Open domtra opened 6 years ago

domtra commented 6 years ago

Hi there. First of all: thanks for the work you put into this. I have been looking for viable solutions to the same problems you face and the performance of mirror is pretty great. Also for remote connections.

Nevertheless, have you tried xpra instead of x-forwarding? I could imagine that for a local setup this works rather well. On remote it can also be quite laggy. And for the unison not being real time part: It now ships with unison-fswatch and has the options repeat=watch. However, it does take longer to pick up the changes that mirror (at least in my simple test).

My actual question: Is there any means of authenticating a client / securing the server? I did not see any option for that, so I can only think of VPN or ssh tunneling for now. This of course does involve some extra setup and it would be nice to have an out-of-the-box solution for mirror. What are your thoughts about that?
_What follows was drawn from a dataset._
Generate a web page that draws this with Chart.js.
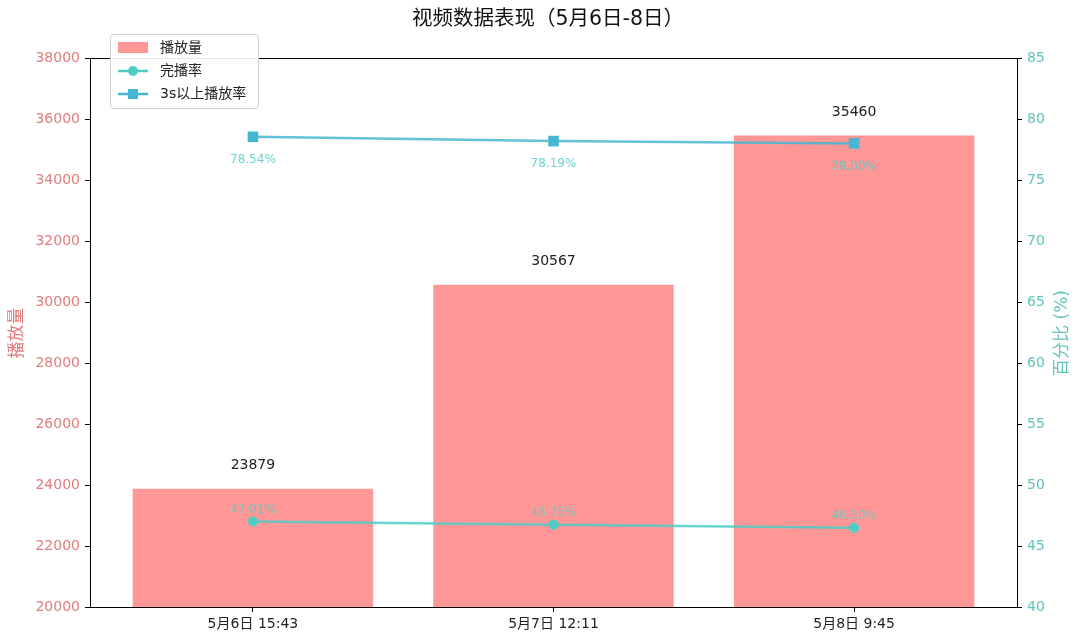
<!DOCTYPE html>
<html>
<head>
<meta charset="utf-8">
<script src="https://cdn.jsdelivr.net/npm/chart.js@4/dist/chart.umd.min.js"></script>
<style>
  html, body { margin: 0; padding: 0; background: #fff; }
  #wrap { width: 1080px; height: 643px; }
</style>
</head>
<body>
<div id="wrap"><canvas id="chart" width="1080" height="643"></canvas></div>
<script>
const categorias = ["5月6日 15:43", "5月7日 12:11", "5月8日 9:45"]
const playCount = [23879, 30567, 35460]
const finishRate = [47.01, 46.75, 46.50]
const rate3s = [78.54, 78.19, 78.00]
const leftTicks = [20000, 38000, 2000]
const rightTicks = [40, 85, 5]

const FONT = "'DejaVu Sans', 'Noto Sans CJK SC', sans-serif"
const BAR = "rgba(255, 107, 107, 0.7)"
const TEAL = "#4ECDC4"
const BLUE = "#45B7D1"

function pontos(valores) {
  return valores.map((v, i) => ({ x: i, y: v }))
}

// legenda, títulos e rótulos desenhados à mão
const extras = {
  id: "extras",
  afterDatasetsDraw(chart) {
    const ctx = chart.ctx
    const area = chart.chartArea
    ctx.save()

    // moldura completa
    ctx.strokeStyle = "#000"
    ctx.lineWidth = 1
    ctx.strokeRect(area.left + 0.5, area.top + 0.5, area.right - area.left, area.bottom - area.top)

    // valores das barras
    ctx.font = "14px " + FONT
    ctx.fillStyle = "#222"
    ctx.textAlign = "center"
    ctx.textBaseline = "middle"
    chart.getDatasetMeta(0).data.forEach((bar, i) => {
      ctx.fillText(String(playCount[i]), bar.x, bar.y - 23)
    })

    // percentuais
    ctx.font = "12px " + FONT
    chart.getDatasetMeta(1).data.forEach((p, i) => {
      ctx.fillStyle = "rgba(78, 205, 196, 0.7)"
      ctx.fillText(finishRate[i].toFixed(2) + "%", p.x, p.y - 12)
    })
    chart.getDatasetMeta(2).data.forEach((p, i) => {
      ctx.fillStyle = "rgba(78, 205, 196, 0.85)"
      ctx.fillText(rate3s[i].toFixed(2) + "%", p.x, p.y + 23)
    })

    // título
    ctx.fillStyle = "#111"
    ctx.font = "20.5px " + FONT
    ctx.fillText("视频数据表现（5月6日-8日）", 548, 20)

    // títulos dos eixos
    ctx.font = "17px " + FONT
    ctx.fillStyle = "#E07A7A"
    ctx.save()
    ctx.translate(18, 333)
    ctx.rotate(-Math.PI / 2)
    ctx.fillText("播放量", 0, 0)
    ctx.restore()
    ctx.fillStyle = "#62C4BD"
    ctx.save()
    ctx.translate(1063, 333)
    ctx.rotate(-Math.PI / 2)
    ctx.fillText("百分比 (%)", 0, 0)
    ctx.restore()

    // legenda
    const lx = 110, ly = 34, lw = 148, lh = 74
    ctx.fillStyle = "rgba(255,255,255,0.9)"
    ctx.strokeStyle = "#d0d0d0"
    ctx.beginPath()
    ctx.roundRect(lx + 0.5, ly + 0.5, lw, lh, 3)
    ctx.fill()
    ctx.stroke()

    ctx.font = "14px " + FONT
    ctx.textAlign = "left"
    ctx.fillStyle = BAR
    ctx.fillRect(118, 42, 30, 11)
    ctx.fillStyle = "#222"
    ctx.fillText("播放量", 160, 48)

    ctx.strokeStyle = TEAL
    ctx.lineWidth = 2.5
    ctx.beginPath(); ctx.moveTo(118, 71); ctx.lineTo(148, 71); ctx.stroke()
    ctx.fillStyle = TEAL
    ctx.beginPath(); ctx.arc(133, 71, 5, 0, Math.PI * 2); ctx.fill()
    ctx.fillStyle = "#222"
    ctx.fillText("完播率", 160, 71)

    ctx.strokeStyle = BLUE
    ctx.beginPath(); ctx.moveTo(118, 94); ctx.lineTo(148, 94); ctx.stroke()
    ctx.fillStyle = BLUE
    ctx.fillRect(128, 89, 10, 10)
    ctx.fillStyle = "#222"
    ctx.fillText("3s以上播放率", 160, 94)

    ctx.restore()
  }
}

new Chart(document.getElementById("chart"), {
  type: "bar",
  data: {
    datasets: [
      {
        type: "bar",
        label: "播放量",
        data: pontos(playCount),
        backgroundColor: BAR,
        borderWidth: 0,
        barPercentage: 0.8,
        categoryPercentage: 1.0,
        yAxisID: "y",
        order: 2
      },
      {
        type: "line",
        label: "完播率",
        data: pontos(finishRate),
        borderColor: "rgba(78, 205, 196, 0.85)",
        backgroundColor: TEAL,
        borderWidth: 2.5,
        pointStyle: "circle",
        pointRadius: 5,
        pointBorderWidth: 0,
        tension: 0,
        yAxisID: "y1",
        order: 1
      },
      {
        type: "line",
        label: "3s以上播放率",
        data: pontos(rate3s),
        borderColor: "rgba(69, 183, 209, 0.85)",
        backgroundColor: BLUE,
        borderWidth: 2.5,
        pointStyle: "rect",
        pointRadius: 7.5,
        pointBorderWidth: 0,
        tension: 0,
        yAxisID: "y1",
        order: 1
      }
    ]
  },
  options: {
    responsive: false,
    animation: false,
    devicePixelRatio: 1,
    layout: { padding: { top: 58, left: 0, right: 0, bottom: 0 } },
    plugins: {
      legend: { display: false },
      title: { display: false },
      tooltip: { enabled: false }
    },
    scales: {
      x: {
        type: "linear",
        min: -0.542,
        max: 2.542,
        offset: false,
        afterBuildTicks: s => { s.ticks = categorias.map((c, i) => ({ value: i })) },
        afterFit: s => { s.height = 36 },
        ticks: {
          callback: v => categorias[v],
          color: "#222",
          font: { size: 14, family: FONT },
          padding: 4,
          maxRotation: 0
        },
        grid: { drawOnChartArea: false, tickLength: 5, tickColor: "#000", offset: false },
        border: { color: "#000" }
      },
      y: {
        position: "left",
        min: leftTicks[0],
        max: leftTicks[1],
        afterFit: s => { s.width = 90 },
        ticks: {
          stepSize: leftTicks[2],
          callback: v => String(v),
          color: "#E07C7C",
          font: { size: 14, family: FONT },
          padding: 5
        },
        grid: { drawOnChartArea: false, tickLength: 5, tickColor: "#000" },
        border: { color: "#000" }
      },
      y1: {
        position: "right",
        min: rightTicks[0],
        max: rightTicks[1],
        afterFit: s => { s.width = 63 },
        ticks: {
          stepSize: rightTicks[2],
          callback: v => String(v),
          color: "#62C4BD",
          font: { size: 14, family: FONT },
          padding: 5
        },
        grid: { drawOnChartArea: false, tickLength: 5, tickColor: "#000" },
        border: { color: "#000" }
      }
    }
  },
  plugins: [extras]
})
</script>
</body>
</html>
stephenh commented 6 years ago

Hey, thanks for the question. Glad to hear you like mirror so far; interesting about the new unison options, I had not seen that.
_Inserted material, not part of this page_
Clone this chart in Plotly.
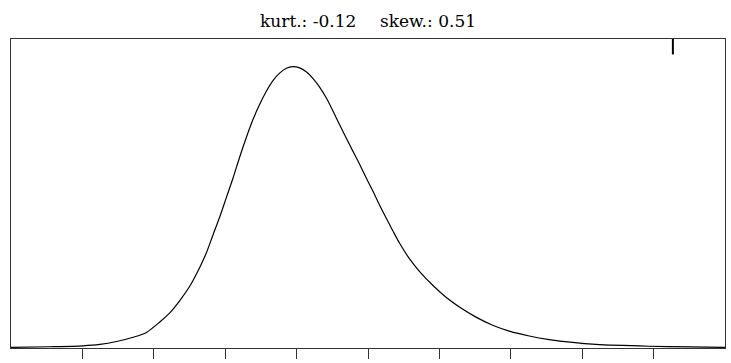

For security, there are two options; one is what you mentioned, which is just SSH tunneling. This already works and the incantations are here:

https://github.com/stephenh/mirror#secure-communication

That's what I'd recommend. It does add an extra step each time to boot up mirror, e.g. remember to make sure your tunnel is started.
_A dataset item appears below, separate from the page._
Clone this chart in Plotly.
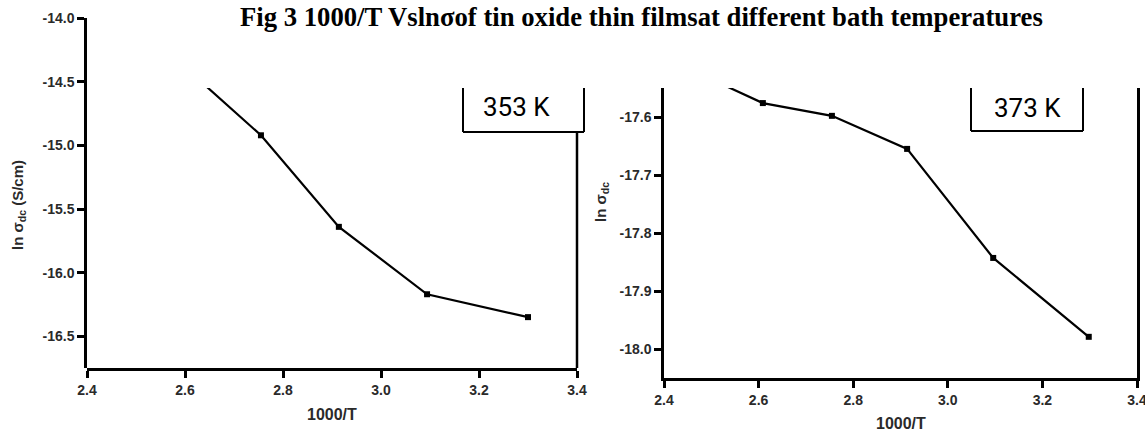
import plotly.graph_objects as go

# ---- data ----
x_353 = [2.61, 2.755, 2.914, 3.094, 3.30]
y_353 = [-14.42, -14.92, -15.64, -16.17, -16.35]

x_373 = [2.50, 2.609, 2.755, 2.914, 3.096, 3.298]
y_373 = [-17.535, -17.576, -17.598, -17.655, -17.843, -17.979]

x_ticks = [2.4, 2.6, 2.8, 3.0, 3.2, 3.4]
y_ticks_353 = [-16.5, -16.0, -15.5, -15.0, -14.5, -14.0]
y_ticks_373 = [-18.0, -17.9, -17.8, -17.7, -17.6]

title_text = "Fig 3 1000/T Vslnσof tin oxide thin filmsat different bath temperatures"
labels = ["353 K", "373 K"]

W, H = 1145, 432

def px(x):
    return x / W

def py(y):
    return (H - y) / H

# layout geometry (pixels)
L_left, L_right = 87, 577
R_left, R_right = 664, 1137
top_clip = 88
L_bottom, L_tick_top = 368, 18.3
R_bottom = 378

L_range_bot, L_tick_range_top = -16.75, -14.0
L_data_top = L_range_bot + (L_tick_range_top - L_range_bot) * (L_bottom - top_clip) / (L_bottom - L_tick_top)

tickfont = dict(family="Liberation Sans, Arial, sans-serif", size=14, color="#2a2a2a", weight="bold")
titlefont = dict(family="Liberation Sans, Arial, sans-serif", size=16, color="#2a2a2a", weight="bold")

fig = go.Figure()

line_style = dict(color="black", width=2.2)
marker_style = dict(symbol="square", size=6, color="black")

# invisible helper trace so the full-height tick axis is rendered
fig.add_trace(go.Scatter(x=[x_ticks[0]], y=[y_ticks_353[-1]], mode="markers",
                         marker=dict(opacity=0), xaxis="x", yaxis="y3",
                         showlegend=False, hoverinfo="skip"))
fig.add_trace(go.Scatter(x=x_353, y=y_353, mode="lines+markers", line=line_style,
                         marker=marker_style, xaxis="x", yaxis="y", showlegend=False,
                         hoverinfo="skip"))
fig.add_trace(go.Scatter(x=x_373, y=y_373, mode="lines+markers", line=line_style,
                         marker=marker_style, xaxis="x2", yaxis="y2", showlegend=False,
                         hoverinfo="skip"))

axis_common = dict(showgrid=False, zeroline=False, linecolor="black", linewidth=2.5,
                   ticks="outside", ticklen=7, tickwidth=2.5, tickcolor="black",
                   tickfont=tickfont, ticklabeloverflow="allow")

fig.update_layout(
    width=W, height=H,
    margin=dict(l=0, r=0, t=0, b=0, autoexpand=False),
    paper_bgcolor="white", plot_bgcolor="rgba(0,0,0,0)",
    xaxis=dict(domain=[px(L_left), px(L_right)], range=[2.4, 3.4], anchor="y",
               tickvals=x_ticks, ticktext=[f"{v:.1f}" for v in x_ticks],
               showline=True, **axis_common),
    yaxis=dict(domain=[py(L_bottom), py(top_clip)], range=[L_range_bot, L_data_top],
               anchor="x", showline=False, showticklabels=False, ticks="",
               showgrid=False, zeroline=False),
    yaxis3=dict(domain=[py(L_bottom), py(L_tick_top)], range=[L_range_bot, L_tick_range_top],
                anchor="x", tickvals=y_ticks_353, ticktext=[f"{v:.1f}" for v in y_ticks_353],
                showline=True, **axis_common),
    xaxis2=dict(domain=[px(R_left), px(R_right)], range=[2.4, 3.4], anchor="y2",
                tickvals=x_ticks, ticktext=[f"{v:.1f}" for v in x_ticks],
                showline=True, **axis_common),
    yaxis2=dict(domain=[py(R_bottom), py(top_clip)], range=[-18.05, -17.55], anchor="x2",
                tickvals=y_ticks_373, ticktext=[f"{v:.1f}" for v in y_ticks_373],
                showline=True, mirror=True, **axis_common),
)

shapes = []
lw = dict(color="black", width=2.5)
# right frame of left panel (starts below the label box)
shapes.append(dict(type="line", xref="paper", yref="paper", x0=px(L_right), x1=px(L_right),
                   y0=py(132), y1=py(L_bottom), line=lw))
# label boxes (open at top)
for (x0, x1, yb) in [(463, 584, 132), (971, 1083, 131)]:
    shapes.append(dict(type="line", xref="paper", yref="paper", x0=px(x0), x1=px(x0),
                       y0=py(top_clip), y1=py(yb), line=dict(color="black", width=2)))
    shapes.append(dict(type="line", xref="paper", yref="paper", x0=px(x1), x1=px(x1),
                       y0=py(top_clip), y1=py(yb), line=dict(color="black", width=2)))
    shapes.append(dict(type="line", xref="paper", yref="paper", x0=px(x0), x1=px(x1),
                       y0=py(yb), y1=py(yb), line=dict(color="black", width=2)))
fig.update_layout(shapes=shapes)

annotations = [
    dict(text=title_text, x=px(238), y=py(17), xref="paper", yref="paper",
         xanchor="left", yanchor="middle", showarrow=False,
         font=dict(family="Liberation Serif, Times New Roman, serif", size=26.7,
                   color="black", weight="bold")),
    dict(text=labels[0], x=px(516), y=py(107), xref="paper", yref="paper",
         xanchor="center", yanchor="middle", showarrow=False,
         font=dict(family="Roboto, sans-serif", size=26, color="black")),
    dict(text=labels[1], x=px(1027), y=py(108), xref="paper", yref="paper",
         xanchor="center", yanchor="middle", showarrow=False,
         font=dict(family="Roboto, sans-serif", size=26, color="black")),
    dict(text="1000/T", x=px((L_left + L_right) / 2), y=py(414), xref="paper", yref="paper",
         xanchor="center", yanchor="middle", showarrow=False, font=titlefont),
    dict(text="1000/T", x=px((R_left + R_right) / 2), y=py(423), xref="paper", yref="paper",
         xanchor="center", yanchor="middle", showarrow=False, font=titlefont),
    dict(text="ln σ<sub>dc</sub> (S/cm)", x=px(18), y=py(205), xref="paper", yref="paper",
         xanchor="center", yanchor="middle", showarrow=False, textangle=-90,
         font=dict(family="Liberation Sans, Arial, sans-serif", size=15, color="#2a2a2a", weight="bold")),
    dict(text="ln σ<sub>dc</sub>", x=px(601), y=py(202), xref="paper", yref="paper",
         xanchor="center", yanchor="middle", showarrow=False, textangle=-90,
         font=dict(family="Liberation Sans, Arial, sans-serif", size=15, color="#2a2a2a", weight="bold")),
]
fig.update_layout(annotations=annotations)

fig.write_html("out.html", config={"displayModeBar": False},
               post_script="document.body.style.margin='0';document.body.style.padding='0';")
Technically grpc-java can do fancier SSL-based auth, which in theory would be 100% transparent to mirror (just changing a few lines of grpc-java setup on the client/server side), but the user setup is not straight forward, e.g. it involves generating key pairs, etc.:

https://github.com/grpc/grpc-java/blob/master/SECURITY.md#tls-with-openssl

At which point I'm not sure the complexity is worth it vs. just using tunneling which everyone probably already has keys/etc. for.

Granted, if you did go the grpc-java/TLS approach, then you wouldn't have to do the "remember to start a tunnel" each time, so it would probably pay off in terms of ease-of-usability in the long-term.

I've not actually tried the grpc-java/TLS approach (I've always been on LANs/VPNs with mirror so security was already there); if you wanted to do a spike on it and submit a PR with the code + command line options + README instructions, I'd definitely accept it. :-)

stephenh commented 6 years ago

I'll reopen this and leave it as "provide built-in security" vs SSH tunneling.